Rainforest Alliance Sustainable Agriculture Certification
The Rainforest Alliance Certified seal appears on products if the producers have complied with the standards set by the Sustainable Agriculture Network (SAN). These standards are predominantly environmental, however they also include social and economic aspects.
The SAN standards are guided by 10 principles, outlined below:
- Social and Environmental Management System
- Ecosystem Conservation
- Wildlife Protection
- Water Conservation
- Fair Treatment and Good Working Conditions for Workers
- Occupational Health and Safety
- Community Relations
- Integrated Crop Management
- Soil Management & Conservation
- Integrated Waste Management
In the certification process, it is usually accredited members of the SAN - which is a coalition of non-profit organisations from partcipating countries, such as Brazil and Costa Rica - that actually undertake the evaluations. These are then forwarded to the Rainforest Alliance for final approval.
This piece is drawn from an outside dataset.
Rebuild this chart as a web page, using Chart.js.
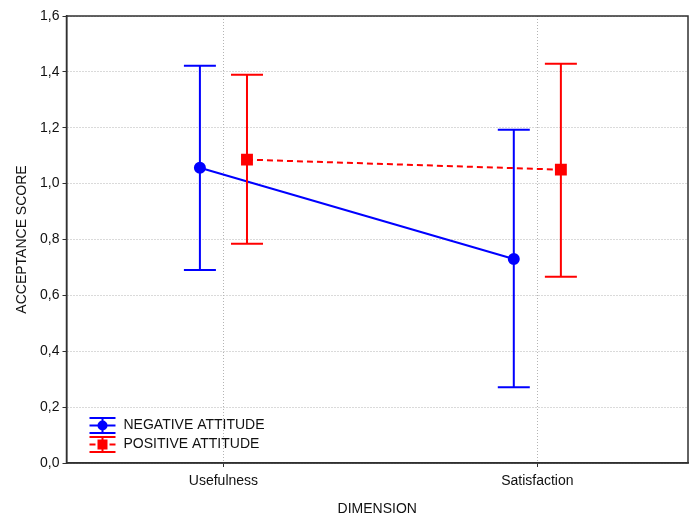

Examples of major multi-national brands that are able to use the label includes: Galaxy, Costa Coffee and Innocent drinks.
- The latest financial report on the Rainforest Alliance website has figures from 2012. It says that 3.78 million acres of farmland was certified to the Sustainable Agriculture Network Standard - this represents an increase of 55 per cent since 2010. It also says that the Rainforest Alliance have certified 185.3 million acres of forests to the same standards as the Forest Stewardship Council and, in doing so, they have helped protect the welfare of over one million farm workers.
- In 2011, the number of certified agricultural produces grew by 205 per cent and 500 additional companies began buying certified produce.
- Figures from 2010 Annual Report show that consumers now spend US$12 billion a year on Rainforest Alliance certified or verified products.
The Rainforest Alliance was established in 1987 in New York, USA, and began certifying products in 1992. In the decades since then, the organisation has grown substantially and now has over 35,000 members and operates in 70 countries, as well as many partners including major corporations and UN agencies.
Rainforest Alliance Certification scheme has been scored by the Consumer Reports organisation. It rated highly on their label report card, for the 'highly meaningful' nature of the label, and for its independent verification.